Its formated FAT32 and at 465gb. Why? Shouldint it be neaer 500gb and NTFS?

Helps

gettin2dizzy
07-11-07, 07:59 AM
It depends on what size files you are storing, as for the capacity that's just a bitch. It means 5000 000 bytes, which equated to 465Gb. A marketing trick used by every firm.

Viney
07-11-07, 08:54 AM
It depends on what size files you are storing, as for the capacity that's just a bitch. It means 5000 000 bytes, which equated to 465Gb. A marketing trick used by every firm.Music only

ooger
07-11-07, 11:01 AM
So then, got my LaCie 500gb drive.

Its formated FAT32 and at 465gb. Why? Shouldint it be neaer 500gb and NTFS?

Helps

NTFS vs FAT is a different matter (http://www.microsoft.com/windowsxp/using/setup/expert/russel_october01.mspx), the reason 500Gb is not equal to 500gb is threefold.

First the overhead: almost every storage device needs a certain small but noticeable amount of its storage capacity to organize itself, i.e., contain directors, file tables and the like. This size/space needed is relative to the size of the device.

Second, damage: Nothing is usually perfect, even if its brand new. Operating systems know this with physical storage and when they find bad bits on a disk drive, they just flag them and write around them, effectively writing them off forever (or until its formatted, and even then itll probably do the same). OS's don't tell you about this unless you badly lose data (that it can't salvage correctly and write elsewhere, they do this without telling you too) because of it, in which case you're kinda screwed.

Third, the lie: Mega and Giga have been seriously perverted. "Back in the day" when nearly everyone using a computer was a computer geek, the convention was that Mega meant 2^20 (i.e., 1,048,576) and Giga meant 2^30 (1,073,741,824), and some people used mega and giga (notice lower case) to mean one million and one billion, respectively. Digital camera manufacturers have talked Megapixels when they meant megapixels. So now we're at the point when some people say Megabytes or MB when they mean megabytes (mB), etc. Note that 500 gigabytes is only about 477 Gigabytes.

Now take away from 500 about 2-3% for formatting, other overhead, and bad sectors, and you're at the 465 GB you mentioned.
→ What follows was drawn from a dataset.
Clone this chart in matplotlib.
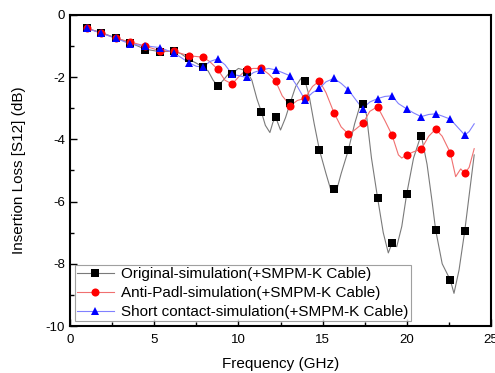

Don't feel conned, its sadly the norm.

gettin2dizzy
07-11-07, 11:34 AM
FAT32 is quicker for small files like music, but tbh I'd still use NTFS. It's just that bit more reliable.

Sosha
07-11-07, 11:43 AM
Plus 1 for ntfs....

Viney
07-11-07, 06:08 PM
Ta. Formating as we speak.

However, onto Memory. I have 2 512mb sticks of Corsair XMS platinum DDR400 ram. Now i want to add another gig of ram. Can i put any DDR400 ram in there? Im thinking of some Corsair XMS but not the silver stuff, its dearer than when i bought it 2 years ago!!!

embee
07-11-07, 07:57 PM
Got a 320G Seagate from Maplins a while back for £59, works a treat.

stewie
08-11-07, 04:41 PM
I am thinking of doing this to store slides, negatives and old photo,s, do you just simply plug into the Usb connection and leave alone ?

Stig
08-11-07, 06:44 PM
Mine is a usb one with a seperate power source.

redbouy
08-11-07, 07:05 PM
One of the nice things about the caddy system. is you can take it out of the caddy and install it inside the desktop. Speeds up the transfer a bit.
I use all my old HD's as storeage and just swap out disk's as I need some old data

Spiderman
08-11-07, 10:31 PM
I like this one myself

http://www.lacie.com/products/product.htm?pid=10695

ooger
09-11-07, 09:55 AM
I am thinking of doing this to store slides, negatives and old photo,s, do you just simply plug into the Usb connection and leave alone ?

Yarp. Just plug it in and you get another drive (B : in my case.

Pedro68
09-11-07, 10:11 AM
+1 to the Seagate one from Maplins - bought one when they were on offer ;-)

Plug n play baby :)

(it has separate power connecter as mentioned).